Long liners are also notorious for ghost fishing. Ghost fishing is a term used to describe fishing done by any derelict gear, which is lost, abandoned, or discarded. Such fishing gear, uncollected by the fishermen, floats around in the ocean freely and catches and even kills animals trapped in them. The long lines, which float on the ocean surface, can detach or break if any ship passes over them. Once separated from the marker buoys, the detached lines are difficult to find, becoming ghost gear.

Garbage dumps in the ocean

impact of Chinese DWF on the environment : ij-reportika.com
Garbage with Chinese labels on the shores of the Galapagos Archipelago

Ghost gears contribute a lot to the waste generated by the longliners in addition to containers of marine oil, bottles, Chinese-labeled jute bags, etc. In the Galapagos Islands, Chinese boats have been dumping gigantic amounts of plastic waste in the water. They are responsible for killing wildlife and polluting the water of a place that is home to more than 7,000 endemic species. According to experts, about 30% of the garbage on the islands’ shores comes from Chinese fleet fishing at Ecuador’s coasts and marine protected areas.  

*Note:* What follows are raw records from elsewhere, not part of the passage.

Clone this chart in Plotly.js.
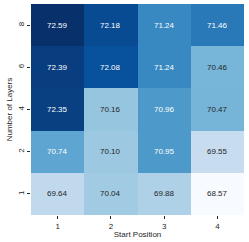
<!DOCTYPE html>
<html><head><meta charset="utf-8">
<script src="https://cdn.plot.ly/plotly-3.0.1.min.js"></script>
<style>body{margin:0;padding:0;background:#fff}#c{width:249px;height:242px}</style>
</head><body><div id="c"></div>
<script>
const startPositions = ['1','2','3','4'];
const layerCounts = ['8','6','4','2','1'];
const scores = [
  [72.59, 72.18, 71.24, 71.46],
  [72.39, 72.08, 71.24, 70.46],
  [72.35, 70.16, 70.96, 70.47],
  [70.74, 70.10, 70.95, 69.55],
  [69.64, 70.04, 69.88, 68.57]
];
const blues = [
  [0,'#f7fbff'],[0.125,'#deebf7'],[0.25,'#c6dbef'],[0.375,'#9ecae1'],
  [0.5,'#6baed6'],[0.625,'#4292c6'],[0.75,'#2171b5'],[0.875,'#08519c'],[1,'#08306b']
];
const flat = scores.flat();
const zmin = Math.min(...flat), zmax = Math.max(...flat);
const font = 'Liberation Sans, Arial, sans-serif';
const yOrder = layerCounts.slice().reverse();
const annotations = [];
layerCounts.forEach((l, i) => {
  startPositions.forEach((s, j) => {
    const v = scores[i][j];
    const frac = (v - zmin) / (zmax - zmin);
    annotations.push({
      x: startPositions.indexOf(s), y: yOrder.indexOf(l), xref: 'x', yref: 'y',
      text: v.toFixed(2), showarrow: false,
      font: {family: font, size: 8, color: frac > 0.52 ? '#ffffff' : '#262626'}
    });
  });
});
Plotly.newPlot('c', [{
  type: 'heatmap', x: startPositions, y: layerCounts, z: scores,
  colorscale: blues, zmin: zmin, zmax: zmax, showscale: false,
  xgap: 0, ygap: 0, hoverinfo: 'skip'
}], {
  width: 249, height: 242,
  margin: {l: 31, r: 5, t: 4, b: 27},
  paper_bgcolor: '#fff', plot_bgcolor: '#fff',
  font: {family: font, size: 8, color: '#262626'},
  xaxis: {type: 'category', categoryorder: 'array', categoryarray: startPositions,
    range: [-0.5, startPositions.length - 0.5], ticks: 'outside', ticklen: 3, tickcolor: '#262626',
    showgrid: false, zeroline: false, showline: false,
    tickfont: {size: 8}, title: {text: 'Start Position', font: {size: 8}, standoff: 1}},
  yaxis: {type: 'category', categoryorder: 'array', categoryarray: yOrder,
    range: [-0.5, yOrder.length - 0.5],
    ticks: 'outside', ticklen: 3, tickcolor: '#262626', tickangle: -90,
    showgrid: false, zeroline: false, showline: false,
    tickfont: {size: 8}, title: {text: 'Number of Layers', font: {size: 8}, standoff: 2}},
  annotations: annotations
}, {staticPlot: true, displayModeBar: false});
</script></body></html>
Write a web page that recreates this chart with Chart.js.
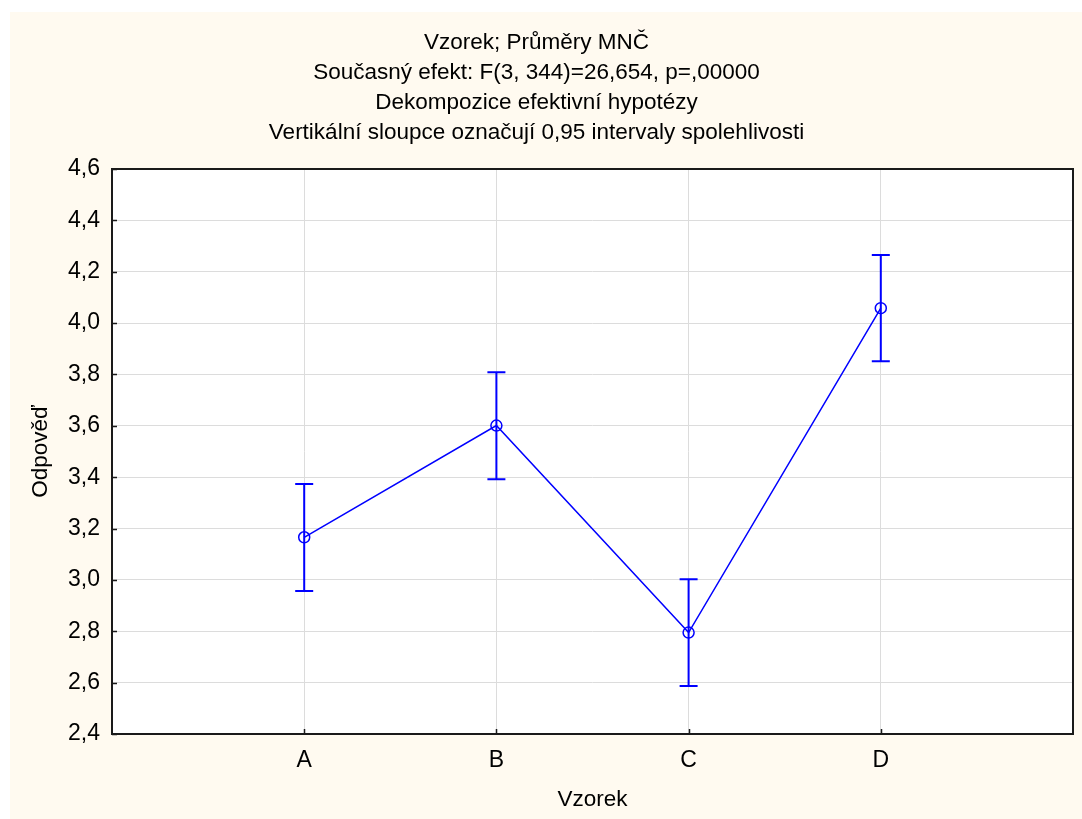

At a time when all countries around the world are changing their policies in favor of environmental conservation, the Chinese are still aggressively engaged in activities that are extremely detrimental to the environment. Overfishing, dumping waste into marine protected areas, polluting air, water, and land alike, disturbing and destroying the coral reefs, killing protected fish species – it is worth asking why the Chinese are so adamant on turning the environmental laws, policies, and conventions into a laughing stock.